Everyone has their list of lessons learned from the Private Pilot checkride. Here’s mine:

  • Your DG should concur with the rest of the approach plan. I had in fact located Princeton airport that day, but after descending I desperately searched the horizon for a runway, any runway. Unfortunately for me, the first runway I spotted was five miles north of my position, not five miles south, where Princeton was waiting for me. Had I backed up what I saw out the window with a glance at the DG and the chart, I would have known to simply keep turning another 180 degrees.

  • Relax. Your CFI will not send you on your way to meet a Designated Examiner until he or she is confident you are more than ready to pass the test. Remember, especially at a Part 61 school, that the CFI has almost as much at stake as you do. Relax.

  • Trust your preflight planning, assuming you’ve done any. Had I trusted my kneeboard, I would have known on downwind I was not in the right place, and could have broken off the approach.

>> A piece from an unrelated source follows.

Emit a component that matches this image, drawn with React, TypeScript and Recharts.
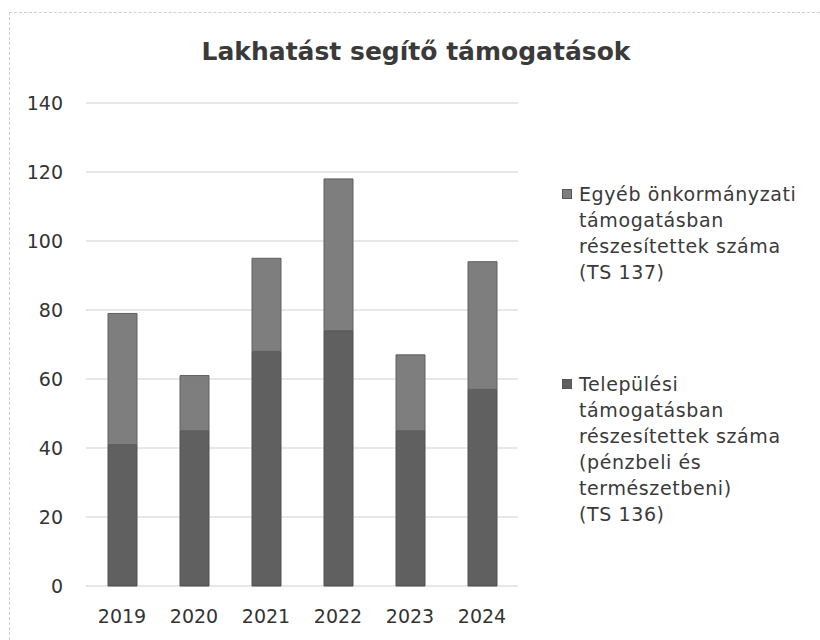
import { BarChart, Bar, XAxis, YAxis, CartesianGrid } from 'recharts';

const years = ['2019', '2020', '2021', '2022', '2023', '2024'];
// Települési támogatás (TS 136) - lower, darker segment
const telepulesi = [41, 45, 68, 74, 45, 57];
// Egyéb önkormányzati támogatás (TS 137) - upper, lighter segment
const egyeb = [38, 16, 27, 44, 22, 37];
const yTicks = [0, 20, 40, 60, 80, 100, 120, 140];

const egyebLines = ['Egyéb önkormányzati', 'támogatásban', 'részesítettek száma', '(TS 137)'];
const telepulesiLines = [
  'Települési',
  'támogatásban',
  'részesítettek száma',
  '(pénzbeli és',
  'természetbeni)',
  '(TS 136)',
];

const data = years.map((year, i) => ({
  year,
  telepulesi: telepulesi[i],
  egyeb: egyeb[i],
}));

const DARK = '#606060';
const LIGHT = '#7e7e7e';
const FONT = '"DejaVu Sans", sans-serif';

function LegendGroup({ color, lines, style }: { color: string; lines: string[]; style?: React.CSSProperties }) {
  return (
    <div style={{ position: 'relative', paddingLeft: 17, ...style }}>
      <span
        style={{
          position: 'absolute',
          left: 0,
          top: 8,
          width: 10,
          height: 10,
          backgroundColor: color,
          border: '1px solid #555',
          boxSizing: 'border-box',
        }}
      />
      {lines.map((l) => (
        <div key={l} style={{ height: 26, lineHeight: '26px', whiteSpace: 'nowrap' }}>
          {l}
        </div>
      ))}
    </div>
  );
}

export default function App() {
  return (
    <div
      style={{
        position: 'absolute',
        left: 0,
        top: 0,
        width: 820,
        height: 640,
        background: '#fff',
        fontFamily: FONT,
        overflow: 'hidden',
      }}
    >
      <div
        style={{
          position: 'absolute',
          left: 9,
          top: 12,
          right: 0,
          bottom: 0,
          borderTop: '1px dashed #cfcfcf',
          borderLeft: '1px dashed #cfcfcf',
        }}
      />
      <div
        style={{
          position: 'absolute',
          left: 6,
          top: 37,
          width: 820,
          textAlign: 'center',
          fontFamily: FONT,
          fontWeight: 'bold',
          fontSize: 25,
          lineHeight: '30px',
          color: '#3a3a3a',
        }}
      >
        Lakhatást segítő támogatások
      </div>
      <div
        style={{
          position: 'absolute',
          left: 562,
          top: 181,
          fontFamily: FONT,
          fontSize: 19,
          letterSpacing: 0.6,
          color: '#3a3a3a',
        }}
      >
        <LegendGroup color={LIGHT} lines={egyebLines} />
        <LegendGroup color={DARK} lines={telepulesiLines} style={{ marginTop: 86 }} />
      </div>
      <BarChart
        width={820}
        height={640}
        data={data}
        margin={{ top: 103, right: 302, bottom: 14, left: 16 }}
        style={{ position: 'absolute', left: 0, top: 0 }}
      >
        <CartesianGrid stroke="#cfcfcf" vertical={false} />
        <XAxis
          dataKey="year"
          axisLine={false}
          tickLine={false}
          tickSize={0}
          tickMargin={24}
          height={40}
          tick={{ fill: '#333', fontSize: 19, fontFamily: FONT }}
        />
        <YAxis
          domain={[0, 140]}
          ticks={yTicks}
          interval={0}
          axisLine={false}
          tickLine={false}
          tickSize={0}
          tickMargin={23}
          width={70}
          tick={{ fill: '#333', fontSize: 19, fontFamily: FONT }}
        />
        <Bar
          dataKey="telepulesi"
          stackId="a"
          fill={DARK}
          stroke="#505050"
          barSize={29}
          isAnimationActive={false}
        />
        <Bar
          dataKey="egyeb"
          stackId="a"
          fill={LIGHT}
          stroke="#606060"
          barSize={29}
          isAnimationActive={false}
        />
      </BarChart>
    </div>
  );
}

  • Local knowledge is a good thing; especially on a checkride, when you have a lot of other things on your mind such as how good you will look strolling in to the office the next day, wearing your white scarf and clutching your temporary airman’s certificate.

  • I own a GPS now and I’m surer than ever the airport I’m landing at is the one I’m supposed to be landing at.

  • Lastly, fly the aircraft! Do not let distractions enter your mind before or during your checkride. Nervousness is all well and good, but assuming you’re concentrating on the task at hand, that should all disappear when you yell "clear prop."

Take it from me, if you’re still thinking about white scarves and aviator goggles during the unusual-attitude recovery, your head is in the wrong place.